Retype every line from the top of the entries down to the one with "-- (200,1012) arc", both included, and skip the pictures.
= = = = =
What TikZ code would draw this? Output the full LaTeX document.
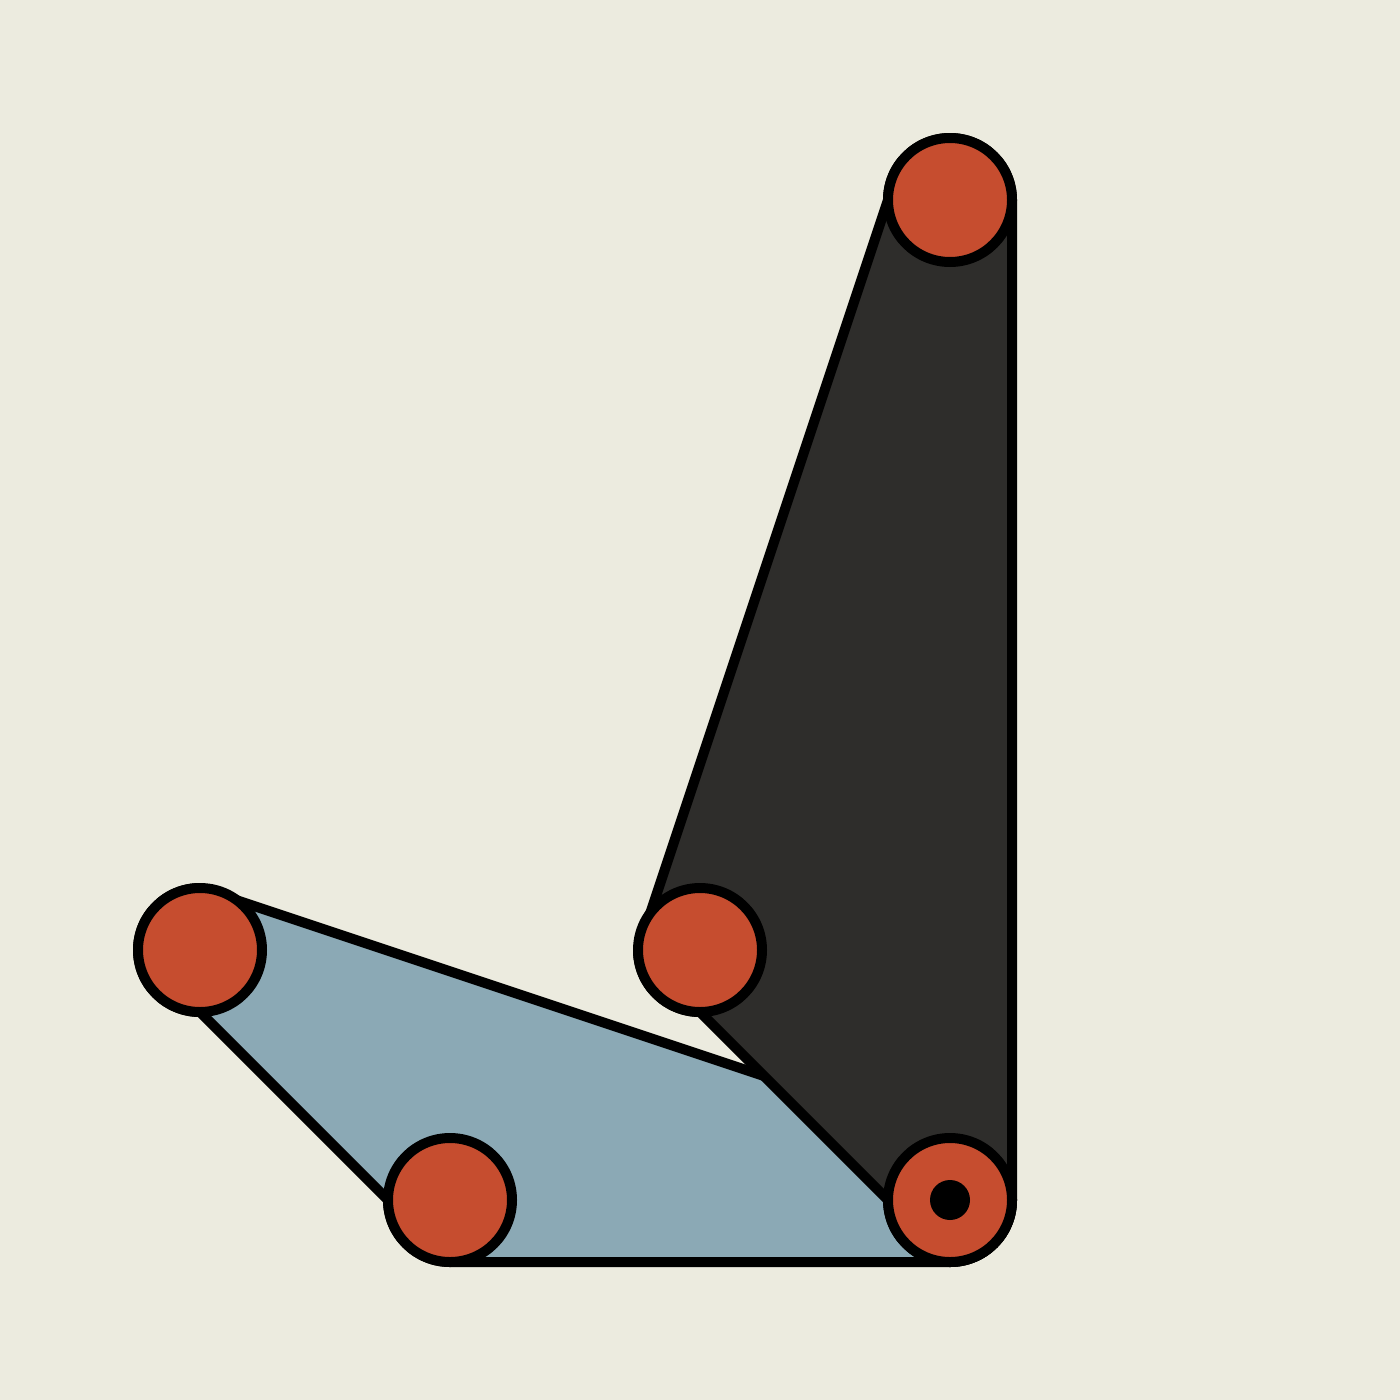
\documentclass[tikz,border=0pt]{standalone}
\definecolor{paper}{HTML}{ECEBDF}
\definecolor{linkblue}{HTML}{8BA9B5}
\definecolor{linkdark}{HTML}{2E2D2B}
\definecolor{jointred}{HTML}{C64D2F}
\begin{document}
\begin{tikzpicture}[x=1pt, y=-1pt]
    \tikzset{
        link/.style={draw=black, line width=10pt, line join=round},
        joint/.style={circle, draw=black, fill=jointred, line width=10pt, minimum size=124pt, inner sep=0pt},
        pin/.style={circle, fill=black, minimum size=40pt, inner sep=0pt}
    }
    \fill [paper] (0,0) rectangle (1400,1400);
    \useasboundingbox (0,0) rectangle (1400,1400);

    % blue link
    \draw [link, fill=linkblue] (200,888) -- (950,1138) arc [start angle=-90, end angle=90, radius=62]
        -- (450,1262) arc [start angle=90, end angle=180, radius=62]
        -- (200,1012) arc [start angle=90, end angle=270, radius=62] -- cycle;

    % dark link
    \draw [link, fill=linkdark] (1012,200) arc [start angle=0, end angle=-180, radius=62]
        -- (638,950) arc [start angle=180, end angle=90, radius=62]
        -- (888,1200) arc [start angle=180, end angle=0, radius=62] -- cycle;

    \node [joint] (top) at (950,200) {};
    \node [joint] (mid) at (700,950) {};
    \node [joint] (left) at (200,950) {};
    \node [joint] (low) at (450,1200) {};
    \node [joint] (base) at (950,1200) {};
    \node [pin] (basepin) at (base) {};
\end{tikzpicture}
\end{document}
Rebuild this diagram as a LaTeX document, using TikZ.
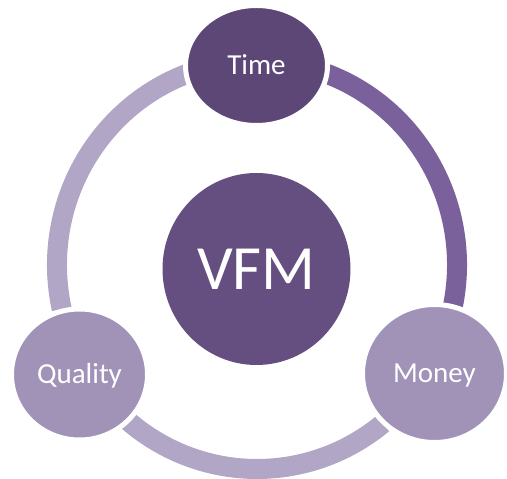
\documentclass[tikz,border=0pt]{standalone}
\usepackage{fontspec}
\setmainfont{Carlito}
\usepackage{tikz}
\usetikzlibrary{shapes.geometric}

\definecolor{timefill}{HTML}{5C4776}
\definecolor{vfmfill}{HTML}{654F80}
\definecolor{cornerfill}{HTML}{A193B8}
\definecolor{ringlight}{HTML}{B1A6C6}
\definecolor{ringdark}{HTML}{7B619B}

\begin{document}
\begin{tikzpicture}[x=1pt, y=1pt, line cap=butt]
  \tikzset{every node/.style={ellipse, inner sep=0pt, text=white},
    corner/.style={draw=white, line width=5pt, text height=18.7pt, text depth=0pt,
      font=\fontsize{29}{35}\selectfont},
    ringpart/.style={line width=20pt}}
  \useasboundingbox (0,0) rectangle (507,479);

  \coordinate (ctr) at (257,214);
  % the ring, in three pieces
  \draw[ringpart, draw=ringlight] (ctr) ++(104:200 and 204) arc[start angle=104, end angle=192.5, x radius=200, y radius=204];
  \draw[ringpart, draw=ringdark]  (ctr) ++(76:200 and 204)  arc[start angle=76, end angle=-12, x radius=200, y radius=204];
  \draw[ringpart, draw=ringlight] (ctr) ++(230:200 and 204) arc[start angle=230, end angle=309, x radius=200, y radius=204];

  \node[fill=vfmfill, minimum width=188pt, minimum height=192pt, text height=40.6pt, text depth=0pt,
    font=\fontsize{63}{75}\selectfont] (vfm) at (256.5,210) {VFM};

  \node[corner, fill=timefill, minimum width=142pt, minimum height=120pt] (time) at (256.5,413.5) {Time};
  \node[corner, fill=cornerfill, minimum width=136pt, minimum height=131pt] (quality) at (79.5,104.5) {Quality};
  \node[corner, fill=cornerfill, minimum width=144pt, minimum height=138pt] (money) at (434.5,105.5) {Money};
\end{tikzpicture}
\end{document}
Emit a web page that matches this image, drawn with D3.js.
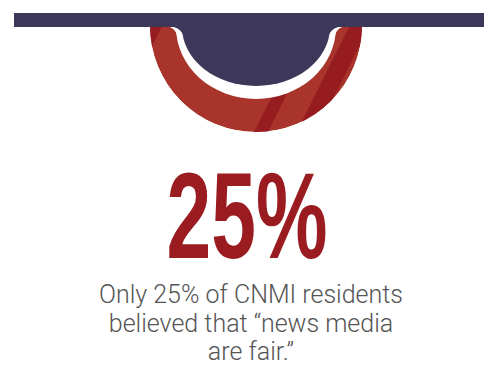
<!DOCTYPE html>
<html lang="en">
<head>
<meta charset="UTF-8" />
<title>CNMI news media</title>
<script src="https://d3js.org/d3.v7.min.js"></script>
<style>
  body { margin: 0; background: #fff; }
  svg { display: block; }
</style>
</head>
<body>
<script>
  // values
  const share = [25];                 // percent shown
  const gaugeDeg = [90, 270];         // red half ring, degrees (bottom half)
  const stripeBands = [[0, 350], [640, 668], [725, 765]]; // darker diagonal bands (2x+y)
  const captionLines = ["Only 25% of CNMI residents", "believed that \u201cnews media", "are fair.\u201d"];

  var W = 484, H = 367;
  var cx = 256, cy = 26;
  var barTop = 13, barBottom = 27;
  var navy = "#3d3759", red = "#a8342b", darkRed = "#971c1f";

  var svg = d3.select("body").append("svg").attr("width", W).attr("height", H);

  var toRad = d3.scaleLinear().domain([0, 360]).range([0, 2 * Math.PI]);

  var arc = d3.arc().innerRadius(60).outerRadius(106)
    .startAngle(function(d) { return toRad(d[0]); })
    .endAngle(function(d) { return toRad(d[1]); });

  // clip so the stripes stay inside the ring
  svg.append("clipPath").attr("id", "ringClip")
    .append("path").attr("transform", "translate(" + cx + "," + cy + ")")
    .attr("d", arc(gaugeDeg));
  // nothing of the knob above the bar's bottom edge
  svg.append("clipPath").attr("id", "belowBar")
    .append("rect").attr("x", 0).attr("y", barBottom - 1).attr("width", W).attr("height", H);

  var ring = svg.append("g").attr("clip-path", "url(#ringClip)");
  ring.append("path").attr("transform", "translate(" + cx + "," + cy + ")")
    .attr("d", arc(gaugeDeg)).attr("fill", red);

  // stripes: band u0<=2x+y<=u1 as polygon
  ring.selectAll("path.stripe").data(stripeBands).enter().append("path")
    .attr("class", "stripe")
    .attr("fill", darkRed)
    .attr("d", function(d) {
      var y0 = 0, y1 = 140;
      return "M" + (d[0] - y0) / 2 + "," + y0 + "L" + (d[1] - y0) / 2 + "," + y0 +
        "L" + (d[1] - y1) / 2 + "," + y1 + "L" + (d[0] - y1) / 2 + "," + y1 + "Z";
    });

  // knob under the bar: white halo then navy
  function knob(rx, ry, flare) {
    var p = d3.path();
    var yTop = barBottom - 1;
    var yJoin = yTop + 18;
    var hw = rx * Math.sqrt(1 - Math.pow((yJoin - yTop) / ry, 2));
    p.moveTo(cx - rx - flare, yTop);
    p.quadraticCurveTo(cx - rx + 2, yTop, cx - hw, yJoin);
    p.lineTo(cx + hw, yJoin);
    p.quadraticCurveTo(cx + rx - 2, yTop, cx + rx + flare, yTop);
    p.closePath();
    return p.toString();
  }

  var k = svg.append("g").attr("clip-path", "url(#belowBar)");
  k.append("ellipse").attr("cx", cx).attr("cy", barBottom).attr("rx", 80).attr("ry", 72).attr("fill", "#fff");
  k.append("path").attr("d", knob(80, 72, 12)).attr("fill", "#fff");
  k.append("ellipse").attr("cx", cx).attr("cy", barBottom).attr("rx", 74).attr("ry", 59).attr("fill", navy);
  k.append("path").attr("d", knob(74, 59, 15)).attr("fill", navy);

  // top bar
  svg.append("rect").attr("x", 14).attr("y", barTop).attr("width", W - 14).attr("height", barBottom - barTop).attr("fill", navy);

  // big number
  svg.append("text")
    .attr("x", 247).attr("y", 258)
    .attr("text-anchor", "middle")
    .attr("textLength", 161).attr("lengthAdjust", "spacingAndGlyphs")
    .style("font-family", "'Liberation Sans Narrow', 'Liberation Sans', sans-serif")
    .style("font-weight", "bold")
    .style("font-size", "122px")
    .attr("fill", "#9b1c20")
    .text(share[0] + "%");

  // caption
  svg.append("g").selectAll("text").data(captionLines).enter().append("text")
    .attr("x", 251)
    .attr("y", function(d, i) { return 303 + i * 28.5; })
    .attr("text-anchor", "middle")
    .style("font-family", "Roboto, 'Liberation Sans', sans-serif")
    .style("font-weight", 300)
    .style("font-size", "25px")
    .attr("fill", "#555")
    .text(function(d) { return d; });
</script>
</body>
</html>
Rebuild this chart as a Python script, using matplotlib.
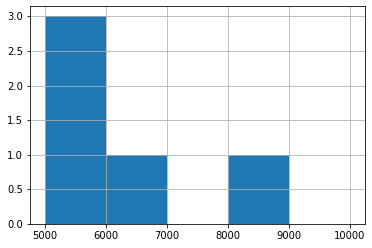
= = = = =
» OUTPUT BELOW:
What TikZ code would draw this? Output the full LaTeX document.
\documentclass[tikz,border=0pt]{standalone}
\definecolor{paper}{HTML}{ECEBDF}
\definecolor{linkblue}{HTML}{8BA9B5}
\definecolor{linkdark}{HTML}{2E2D2B}
\definecolor{jointred}{HTML}{C64D2F}
\begin{document}
\begin{tikzpicture}[x=1pt, y=-1pt]
    \tikzset{
        link/.style={draw=black, line width=10pt, line join=round},
        joint/.style={circle, draw=black, fill=jointred, line width=10pt, minimum size=124pt, inner sep=0pt},
        pin/.style={circle, fill=black, minimum size=40pt, inner sep=0pt}
    }
    \fill [paper] (0,0) rectangle (1400,1400);
    \useasboundingbox (0,0) rectangle (1400,1400);

    % blue link
    \draw [link, fill=linkblue] (200,888) -- (950,1138) arc [start angle=-90, end angle=90, radius=62]
        -- (450,1262) arc [start angle=90, end angle=180, radius=62]
        -- (200,1012) arc [start angle=90, end angle=270, radius=62] -- cycle;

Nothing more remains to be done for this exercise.